Выполнение первого пункта требует лишь воли и решимости руководства предприятий и организаций, в ряде случаев – воли госчиновников. Второй пункт относительно несложно реализуем. А вот последний, но отнюдь не по значимости пункт, – это и есть, в частности, уровень проникновения ШПД. Именно широкополосного доступа, поскольку, как показывает практика, минимальная емкость канала для полноценной удаленной работы должна быть не менее 0,3 кбит/с на пользователя.

Стоит отметить, что идея потребления ИКТ-услуг по аналогии с коммунальными отнюдь не нова и восходит своими корнями аж к 60-м годам прошлого века. Но именно неготовность глобальной телекоммуникационной (в то время — телефонной) инфраструктуры к передаче больших объемов различного вида данных с требуемым качеством привела к расцвету концепции высокопроизводительных рабочих станций, не зависящих или минимально зависящих от глобальной сетевой инфраструктуры, и соответствующей архитектуры прикладного ПО — монолитной либо клиент-серверной для локальных сетей.

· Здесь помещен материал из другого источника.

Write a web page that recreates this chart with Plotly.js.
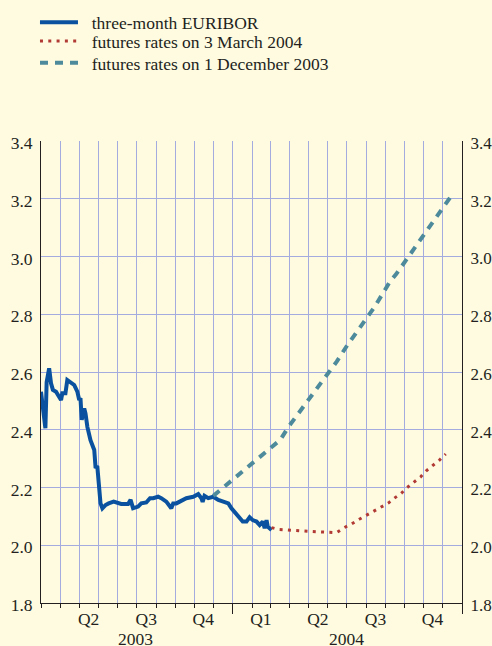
<!DOCTYPE html>
<html>
<head>
<meta charset="utf-8">
<script src="https://cdn.plot.ly/plotly-3.0.1.min.js"></script>
<style>
  html, body { margin: 0; padding: 0; background: #fefbe1; }
  #chart { width: 492px; height: 646px; }
</style>
</head>
<body>
<div id="chart"></div>
<script>
// three-month EURIBOR (daily readings, % p.a.)
const euriborDates = [
  '2003-03-01','2003-03-08','2003-03-10','2003-03-14','2003-03-17','2003-03-20','2003-03-25','2003-03-30',
  '2003-04-02','2003-04-04','2003-04-09','2003-04-12','2003-04-18','2003-04-23','2003-04-28',
  '2003-05-01','2003-05-03','2003-05-05','2003-05-09','2003-05-11','2003-05-14','2003-05-19','2003-05-25','2003-05-27','2003-05-30',
  '2003-06-02','2003-06-04','2003-06-07','2003-06-12','2003-06-17','2003-06-25',
  '2003-07-07','2003-07-18','2003-07-22','2003-07-26',
  '2003-08-03','2003-08-08','2003-08-16','2003-08-22','2003-08-27',
  '2003-09-04','2003-09-09','2003-09-17','2003-09-25','2003-09-28',
  '2003-10-03','2003-10-11','2003-10-19','2003-10-30',
  '2003-11-07','2003-11-12','2003-11-14','2003-11-17','2003-11-23',
  '2003-12-01','2003-12-09','2003-12-17','2003-12-25','2003-12-30',
  '2004-01-04','2004-01-12','2004-01-17','2004-01-23','2004-01-28',
  '2004-02-02','2004-02-08','2004-02-13','2004-02-18','2004-02-21','2004-02-24','2004-02-26','2004-03-03'
];
const euriborRates = [
  2.532,2.405,2.565,2.613,2.561,2.538,2.532,2.514,
  2.503,2.526,2.526,2.572,2.561,2.555,2.532,
  2.503,2.510,2.434,2.474,2.457,2.410,2.364,2.330,2.272,2.270,
  2.180,2.145,2.128,2.139,2.145,2.151,
  2.143,2.143,2.157,2.128,
  2.134,2.145,2.148,2.163,2.163,
  2.168,2.163,2.151,2.128,2.145,
  2.145,2.154,2.163,2.168,
  2.177,2.163,2.150,2.171,2.163,
  2.168,2.157,2.151,2.145,2.128,
  2.116,2.093,2.082,2.082,2.097,
  2.087,2.082,2.070,2.082,2.059,2.087,2.064,2.053
];

// futures rates on 3 March 2004
const futMarDates = [
  '2004-03-03','2004-03-14','2004-03-28','2004-04-10','2004-04-24','2004-05-08','2004-05-21','2004-06-02','2004-06-15',
  '2004-06-27','2004-07-09','2004-07-21','2004-08-01','2004-08-13','2004-08-25','2004-09-06','2004-09-15',
  '2004-09-26','2004-10-05','2004-10-16','2004-10-27','2004-11-05','2004-11-16','2004-11-26','2004-12-06'
];
const futMarRates = [
  2.061,2.055,2.053,2.051,2.048,2.047,2.046,2.045,2.044,
  2.061,2.074,2.090,2.104,2.119,2.134,2.147,2.163,
  2.180,2.199,2.219,2.237,2.258,2.277,2.295,2.316
];

// futures rates on 1 December 2003
const futDecDates = [
  '2003-12-01','2003-12-20','2004-01-08','2004-01-28','2004-02-16','2004-03-05','2004-03-17','2004-03-30',
  '2004-04-15','2004-04-30','2004-05-14','2004-05-29','2004-06-15','2004-07-02','2004-07-16','2004-07-30',
  '2004-08-14','2004-08-27','2004-09-08','2004-09-18','2004-10-02','2004-10-16','2004-10-31','2004-11-13',
  '2004-11-28','2004-12-14'
];
const futDecRates = [
  2.171,2.205,2.241,2.276,2.309,2.341,2.365,2.410,
  2.457,2.497,2.540,2.586,2.636,2.693,2.736,2.780,
  2.824,2.870,2.913,2.939,2.982,3.025,3.069,3.112,
  3.155,3.207
];

// series names and axis labels
const seriesNames = ['three-month EURIBOR', 'futures rates on 3 March 2004', 'futures rates on 1 December 2003'];
const quarterDates = ['2003-05-16','2003-08-16','2003-11-15','2004-02-15','2004-05-16','2004-08-16','2004-11-15'];
const quarterLabels = ['Q2','Q3','Q4','Q1','Q2','Q3','Q4'];
const yearDates = ['2003-07-30','2004-07-01'];
const yearLabels = ['2003','2004'];
const yTicks = [1.8,2.0,2.2,2.4,2.6,2.8,3.0,3.2,3.4];

const FONT = 'Liberation Serif';
const TXT = '#231f20';
const GRID = '#a3abdf';
const BG = '#fefbe1';
const xRange = ['2003-03-01','2005-01-01'];
const yRange = [1.8, 3.4];
const NB = '\u00a0\u00a0';

const traces = [
  { x: euriborDates, y: euriborRates, type: 'scatter', mode: 'lines', name: NB + seriesNames[0],
    legend: 'legend', line: { color: '#0a52a0', width: 4 } },
  { x: futMarDates, y: futMarRates, type: 'scatter', mode: 'lines', name: NB + seriesNames[1],
    legend: 'legend2', line: { color: '#b23a35', width: 3, dash: '3px,5.3px' } },
  { x: futDecDates, y: futDecRates, type: 'scatter', mode: 'lines', name: NB + seriesNames[2],
    legend: 'legend3', line: { color: '#4d8a9b', width: 4, dash: '8px,7px' } },
  { x: [quarterDates[0]], y: [null], xaxis: 'x2', yaxis: 'y2', showlegend: false, hoverinfo: 'skip', type: 'scatter' }
];

function legendAt(y) {
  return {
    x: -0.0143, xanchor: 'left', y: y, yanchor: 'top',
    bgcolor: 'rgba(0,0,0,0)', borderwidth: 0,
    font: { family: FONT, size: 17.5, color: TXT },
    itemwidth: 38
  };
}

const layout = {
  width: 492, height: 646,
  margin: { l: 41, r: 30, t: 141, b: 43, pad: 0, autoexpand: false },
  paper_bgcolor: BG, plot_bgcolor: BG,
  font: { family: FONT, size: 17, color: TXT },
  showlegend: true,
  legend: legendAt(1.2955),
  legend2: legendAt(1.2552),
  legend3: legendAt(1.2082),
  xaxis: {
    type: 'date', range: xRange, fixedrange: true,
    tick0: '2004-01-01', dtick: 'M12',
    showticklabels: false,
    ticks: 'outside', ticklen: 10, tickcolor: TXT, tickwidth: 1,
    showgrid: true, gridcolor: GRID, gridwidth: 1,
    showline: true, linecolor: TXT, linewidth: 1,
    zeroline: false,
    minor: { dtick: 'M1', tick0: '2003-03-01', ticks: 'outside', ticklen: 4, tickcolor: TXT,
             showgrid: true, gridcolor: GRID, gridwidth: 1 }
  },
  xaxis2: {
    type: 'date', range: xRange, overlaying: 'x', anchor: 'y', side: 'bottom',
    tickmode: 'array', tickvals: quarterDates, ticktext: quarterLabels,
    ticks: '', showgrid: false, showline: false, zeroline: false,
    ticklabelstandoff: 3,
    tickfont: { family: FONT, size: 17.5, color: TXT }
  },
  yaxis: {
    range: yRange, fixedrange: true,
    tickmode: 'array', tickvals: yTicks, ticktext: yTicks.map(v => v.toFixed(1)),
    ticks: '', showgrid: true, gridcolor: GRID, gridwidth: 1,
    showline: true, linecolor: TXT, linewidth: 1, zeroline: false,
    ticklabelstandoff: 4, ticklabelshift: 2,
    tickfont: { family: FONT, size: 17.5, color: TXT }
  },
  yaxis2: {
    range: yRange, overlaying: 'y', side: 'right', anchor: 'x',
    tickmode: 'array', tickvals: yTicks, ticktext: yTicks.map(v => v.toFixed(1)),
    ticks: '', showgrid: false, showline: true, linecolor: TXT, linewidth: 1, zeroline: false,
    ticklabelstandoff: 4, ticklabelshift: 2,
    tickfont: { family: FONT, size: 17, color: TXT }
  },
  annotations: yearDates.map((d, i) => ({
    x: d, xref: 'x', y: -0.077, yref: 'paper', text: yearLabels[i],
    showarrow: false, xanchor: 'center', yanchor: 'middle',
    font: { family: FONT, size: 17.5, color: TXT }
  }))
};

Plotly.newPlot('chart', traces, layout, { displayModeBar: false, staticPlot: true });
</script>
</body>
</html>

С переходом на IP как единую среду передачи всех видов данных, развертыванием мощных опорных сетей и сетей доступа ситуация начала кардинальным образом меняться. Уже сейчас уровень проникновения проводного ШПД превышает 40% по России и 80% по Москве, беспроводной 3G ШПД доступен практически во всех городах и поселках, за исключением отдаленных труднодоступных районов.

Просто для сравнения, если за год прокладывается 79 тыс. км оптоволоконных сетей и еще 90 тыс. км цифровых РРЛ, то за последние 15 (!) лет протяженность дорожной сети выросла лишь на 4 тыс. км (менее чем на 300 км в год). Разумеется, дороги строить сложнее и дороже, чем прокладывать кабели и устанавливать вышки, но не в тысячу же раз! Так зачем заставлять людей перемещаться к данным по многократно переполненным транспортным артериям, если можно переместить данные из сети облачных ЦОДов к людям по тем самым ВОЛС, ЦРРЛ, 3G/4G и пр.?

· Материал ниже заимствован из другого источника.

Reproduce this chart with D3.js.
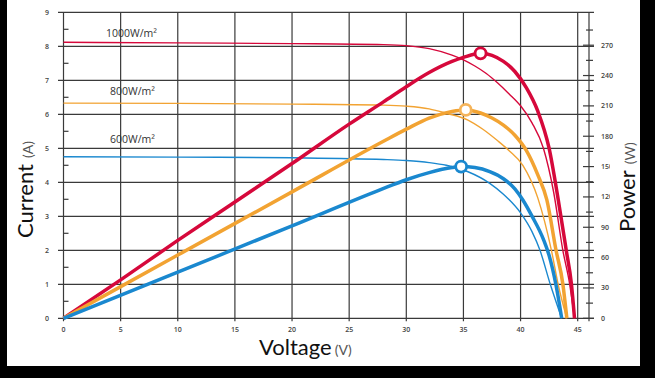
<!DOCTYPE html>
<html>
<head>
<meta charset="utf-8">
<script src="https://cdn.jsdelivr.net/npm/d3@7"></script>
<style>
  html, body { margin: 0; padding: 0; background: #000; }
  svg { display: block; }
</style>
</head>
<body>
<div id="chart"></div>
<script>
// Tick values
const voltTicks = [0, 5, 10, 15, 20, 25, 30, 35, 40, 45];
const currentTicks = [0, 1, 2, 3, 4, 5, 6, 7, 8, 9];
const powerTicks = [0, 30, 60, 90, 120, 150, 180, 210, 240, 270];

// Irradiance labels
const irradianceLabels = ["1000W/m²", "800W/m²", "600W/m²"];

// I-V curves [voltage, current]
const iv1000 = [[0, 8.12], [10, 8.1], [20, 8.08], [28, 8.05], [30, 8.02], [32, 7.93], [34, 7.74], [35, 7.6],
  [36, 7.42], [37, 7.2], [38, 6.92], [39, 6.6], [40, 6.25], [41, 5.75], [42, 5.0], [42.9, 3.7],
  [43.7, 2.0], [44.3, 1.0], [44.72, 0]];
const iv800 = [[0, 6.33], [10, 6.32], [20, 6.3], [28, 6.27], [30, 6.24], [32, 6.16], [33.5, 6.03], [35.4, 5.83],
  [36.7, 5.56], [38, 5.22], [39, 4.93], [40.2, 4.5], [41.5, 3.55], [42.7, 2.0], [43.3, 0.98], [44.05, 0]];
const iv600 = [[0, 4.75], [10, 4.74], [20, 4.72], [28, 4.67], [30, 4.64], [32, 4.58], [33.5, 4.5], [35.4, 4.31],
  [37.3, 3.97], [38.5, 3.65], [40, 3.1], [41, 2.55], [41.7, 2.0], [42.6, 1.0], [43.6, 0]];

// P-V curves [voltage, power]
const pv1000 = [[0, 0], [5, 38], [10, 77], [15, 115], [20, 153], [25, 192], [28, 214], [30, 229], [32, 243],
  [34, 254], [35, 258], [36.5, 262], [37.5, 260], [38.5, 254], [39.5, 244], [40.5, 228], [41.5, 205],
  [42.5, 168], [43.3, 117], [44, 67], [44.45, 34], [44.72, 0]];
const pv800 = [[0, 0], [10, 62.5], [20, 125], [28, 175], [30, 187], [32, 198], [34, 204.5], [35.2, 206],
  [36.5, 203], [37.5, 198], [38.5, 191], [39.5, 181], [40.5, 166], [41.5, 142], [42.3, 117], [43.1, 67.5],
  [43.7, 34], [44.05, 0]];
const pv600 = [[0, 0], [10, 45.7], [20, 91.4], [27.7, 127], [30, 137], [32, 144], [34, 149], [34.8, 150],
  [36, 149], [37.3, 145], [38.5, 138], [39.5, 128], [40.2, 117], [41, 101], [42, 78], [42.5, 62],
  [43.1, 33], [43.6, 0]];

// Maximum power points [voltage, power]
const mpp = [[36.5, 262], [35.2, 206], [34.8, 150]];

const colors = ["#d6083b", "#f2a332", "#1a88cf"];

const width = 655, height = 378;

const svg = d3.select("#chart").append("svg")
  .attr("width", width)
  .attr("height", height);

// white panel on black background
svg.append("rect").attr("x", 7).attr("y", 0).attr("width", 633).attr("height", 366).attr("fill", "#fff");

// Scales
const x = d3.scaleLinear().domain([0, 45]).range([63.5, 577.7]);
const yI = d3.scaleLinear().domain([0, 9]).range([318.3, 12.3]);
const yP = d3.scaleLinear().domain([0, 270]).range([318.3, 45.2]);

const gridColor = "#3a3a3a";
const tickFont = "'Open Sans', sans-serif";

// Horizontal grid lines
svg.append("g").selectAll("line")
  .data(currentTicks)
  .join("line")
  .attr("x1", 58).attr("x2", 594)
  .attr("y1", d => yI(d)).attr("y2", d => yI(d))
  .attr("stroke", gridColor).attr("stroke-width", 1.2);

// Vertical grid lines
svg.append("g").selectAll("line")
  .data(voltTicks)
  .join("line")
  .attr("x1", d => x(d)).attr("x2", d => x(d))
  .attr("y1", yI(9)).attr("y2", yI(0) + 3)
  .attr("stroke", gridColor).attr("stroke-width", 1.2);

// Right power axis line
svg.append("line")
  .attr("x1", 589).attr("x2", 589)
  .attr("y1", yI(9)).attr("y2", yI(0) + 3)
  .attr("stroke", gridColor).attr("stroke-width", 1.2);

// Left minor ticks (half amps)
svg.append("g").selectAll("line")
  .data(currentTicks.slice(0, -1))
  .join("line")
  .attr("x1", x(0)).attr("x2", x(0) + 5)
  .attr("y1", d => yI(d + 0.5)).attr("y2", d => yI(d + 0.5))
  .attr("stroke", gridColor).attr("stroke-width", 1.2);

// Right ticks, major and minor
svg.append("g").selectAll("line")
  .data(powerTicks)
  .join("line")
  .attr("x1", 583).attr("x2", 594)
  .attr("y1", d => yP(d)).attr("y2", d => yP(d))
  .attr("stroke", gridColor).attr("stroke-width", 1.2);
svg.append("g").selectAll("line")
  .data(powerTicks)
  .join("line")
  .attr("x1", 586).attr("x2", 593)
  .attr("y1", d => yP(d + 15)).attr("y2", d => yP(d + 15))
  .attr("stroke", gridColor).attr("stroke-width", 1.2);

// Tick labels
svg.append("g").selectAll("text")
  .data(voltTicks)
  .join("text")
  .attr("x", d => x(d)).attr("y", 332)
  .attr("text-anchor", "middle")
  .style("font", `600 7px ${tickFont}`)
  .attr("fill", "#444")
  .text(d => d);

svg.append("g").selectAll("text")
  .data(currentTicks)
  .join("text")
  .attr("x", 47).attr("y", d => yI(d) + 2.5)
  .attr("text-anchor", "middle")
  .style("font", `600 7px ${tickFont}`)
  .attr("fill", "#444")
  .text(d => d);

svg.append("g").selectAll("text")
  .data(powerTicks)
  .join("text")
  .attr("x", 601).attr("y", d => yP(d) + 2.5)
  .style("font", `600 7px ${tickFont}`)
  .attr("fill", "#444")
  .text(d => d);

// Curves
const ivLine = d3.line().x(d => x(d[0])).y(d => yI(d[1])).curve(d3.curveMonotoneX);
const pvLine = d3.line().x(d => x(d[0])).y(d => yP(d[1])).curve(d3.curveMonotoneX);

[iv1000, iv800, iv600].forEach((data, i) => {
  svg.append("path")
    .attr("d", ivLine(data))
    .attr("fill", "none")
    .attr("stroke", colors[i])
    .attr("stroke-width", 1.4);
});

[pv1000, pv800, pv600].forEach((data, i) => {
  svg.append("path")
    .attr("d", pvLine(data))
    .attr("fill", "none")
    .attr("stroke", colors[i])
    .attr("stroke-width", 3.5);
});

// Maximum power point markers
svg.append("g").selectAll("circle")
  .data(mpp)
  .join("circle")
  .attr("cx", d => x(d[0]))
  .attr("cy", d => yP(d[1]))
  .attr("r", 5.5)
  .attr("fill", "#fff")
  .attr("stroke", (d, i) => i === 1 ? "#f5b45a" : colors[i])
  .attr("stroke-width", 2.8);

// Irradiance labels
const labelPos = [[106, 37], [110, 95], [110, 143]];
svg.append("g").selectAll("text")
  .data(irradianceLabels)
  .join("text")
  .attr("x", (d, i) => labelPos[i][0])
  .attr("y", (d, i) => labelPos[i][1])
  .style("font", `10.5px ${tickFont}`)
  .attr("fill", "#333")
  .text(d => d);

// Axis titles
const titleFont = "Lato, 'Open Sans', sans-serif";

svg.append("text")
  .attr("x", 259).attr("y", 355)
  .style("font", `22px ${titleFont}`)
  .attr("fill", "#111")
  .text("Voltage")
  .append("tspan")
  .attr("dx", 3)
  .style("font-size", "14px")
  .attr("fill", "#555")
  .text("(V)");

svg.append("text")
  .attr("transform", "translate(33,238) rotate(-90)")
  .style("font", `22px ${titleFont}`)
  .attr("fill", "#111")
  .text("Current")
  .append("tspan")
  .attr("dx", 6)
  .style("font-size", "14px")
  .attr("fill", "#555")
  .text("(A)");

// white box behind the Power title covers part of the right labels
svg.append("rect").attr("x", 610).attr("y", 150).attr("width", 30).attr("height", 90).attr("fill", "#fff");

svg.append("text")
  .attr("transform", "translate(635,232) rotate(-90)")
  .style("font", `22px ${titleFont}`)
  .attr("fill", "#111")
  .text("Power")
  .append("tspan")
  .attr("dx", 6)
  .style("font-size", "14px")
  .attr("fill", "#555")
  .text("(W)");
</script>
</body>
</html>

И еще очень важный момент: конкурентоспособность отечественной продукции и услуг по соотношению цены и качества, мягко говоря, невысока. Именно поэтому мы имеем столь неравномерную структуру ВВП: преобладают добывающие отрасли и сфера услуг, продукцию которых в нашу страну либо бессмысленно (ТЭК), либо невозможно (услуги) импортировать. А почти все отрасли материального производства высоких переделов, продукцию которых легко заменить на произведенную в других странах, задавлены импортом.

Проще говоря: вы можете купить импортный автомобиль, но заправлять его вы будете отечественным бензином и обслуживать в местном автосервисе. Но по мере трансформации Интернета из гипертекстовой информационной среды в универсальную среду предоставления самого широкого спектра услуг появляется возможность как импорта последних, так и переноса в Интернет части процессов, связанных с формированием и предоставлением услуг. То есть некоторые услуги теряют присущую им жесткую территориальную привязку, а уже свершившееся вступление России в ВТО делает невозможным принятие протекционистских мер по отношению к импорту услуг.

Под удар попадают такие отрасли сферы услуг, как торговля (формирует 19% ВВП РФ), финансовые услуги (4%), образование (3%), отчасти здравоохранение (4%), телекоммуникации и распространение мультимедиаконтента. Из этого следует, что если заниматься только развитием ШПД и не предпринимать других указанных выше действий, то уже в обозримом будущем мы получим отнюдь не рост ВВП, а его обвальное падение, с перемещением миллионов рабочих мест сферы услуг в страны с более адекватным организационно-технологическим климатом. Одно утешает – в этом случае проблема пробок на наших дорогах решится сама собой.